WORK TO DO: Every line that includes the word "chart" is to be listed.
:: PROVIDED DATA ::
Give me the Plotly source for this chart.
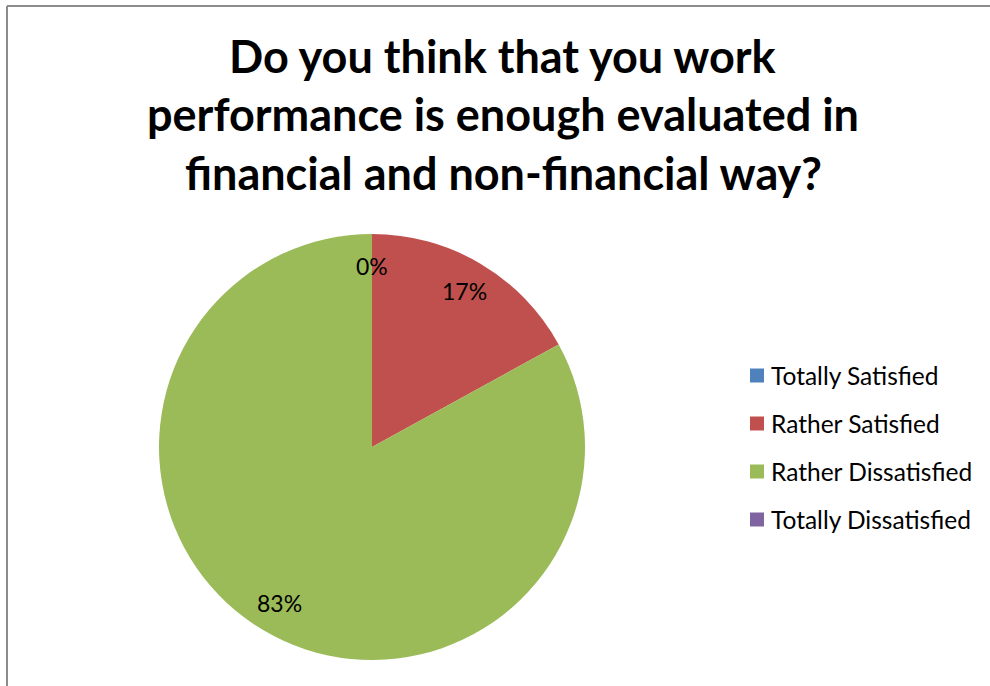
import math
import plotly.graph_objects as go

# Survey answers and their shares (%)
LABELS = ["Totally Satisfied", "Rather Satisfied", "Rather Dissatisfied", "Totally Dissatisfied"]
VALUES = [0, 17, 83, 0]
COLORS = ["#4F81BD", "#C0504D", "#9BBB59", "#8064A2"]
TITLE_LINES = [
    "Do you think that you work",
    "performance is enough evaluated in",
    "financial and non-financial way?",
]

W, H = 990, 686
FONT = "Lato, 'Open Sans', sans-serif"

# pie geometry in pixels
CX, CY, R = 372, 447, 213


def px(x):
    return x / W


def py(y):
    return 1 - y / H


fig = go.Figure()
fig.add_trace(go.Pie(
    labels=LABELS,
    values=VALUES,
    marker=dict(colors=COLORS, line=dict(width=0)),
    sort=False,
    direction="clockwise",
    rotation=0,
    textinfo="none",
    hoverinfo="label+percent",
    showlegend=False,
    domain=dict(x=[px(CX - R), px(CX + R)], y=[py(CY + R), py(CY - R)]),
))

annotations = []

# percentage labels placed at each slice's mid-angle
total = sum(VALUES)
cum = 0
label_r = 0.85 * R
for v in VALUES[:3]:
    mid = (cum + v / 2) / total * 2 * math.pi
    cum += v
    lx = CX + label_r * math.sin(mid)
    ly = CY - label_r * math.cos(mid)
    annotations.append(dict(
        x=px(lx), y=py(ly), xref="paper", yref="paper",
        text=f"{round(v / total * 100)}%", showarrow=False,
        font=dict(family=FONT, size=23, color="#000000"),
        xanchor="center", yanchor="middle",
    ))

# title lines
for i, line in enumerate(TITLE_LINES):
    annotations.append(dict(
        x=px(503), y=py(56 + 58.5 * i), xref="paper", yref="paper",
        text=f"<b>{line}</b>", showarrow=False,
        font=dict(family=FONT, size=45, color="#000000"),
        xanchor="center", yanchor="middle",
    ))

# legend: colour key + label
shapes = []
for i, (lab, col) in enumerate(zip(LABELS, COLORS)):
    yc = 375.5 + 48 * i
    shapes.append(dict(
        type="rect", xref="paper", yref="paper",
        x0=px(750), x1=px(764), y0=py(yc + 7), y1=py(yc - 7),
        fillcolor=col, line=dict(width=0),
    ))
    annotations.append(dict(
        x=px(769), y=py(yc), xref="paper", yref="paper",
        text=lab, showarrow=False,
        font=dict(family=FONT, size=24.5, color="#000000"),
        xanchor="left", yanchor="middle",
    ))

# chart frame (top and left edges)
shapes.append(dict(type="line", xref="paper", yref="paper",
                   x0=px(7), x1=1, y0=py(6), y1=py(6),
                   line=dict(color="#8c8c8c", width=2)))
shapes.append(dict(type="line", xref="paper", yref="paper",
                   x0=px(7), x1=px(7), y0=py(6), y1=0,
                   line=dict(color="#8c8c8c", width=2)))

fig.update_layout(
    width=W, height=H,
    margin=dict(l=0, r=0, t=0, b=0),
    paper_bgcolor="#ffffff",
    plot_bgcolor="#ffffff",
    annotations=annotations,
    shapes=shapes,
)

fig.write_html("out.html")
:::
SOLVED EXERCISE:
Give me the Plotly source for this chart.
# chart frame (top and left edges)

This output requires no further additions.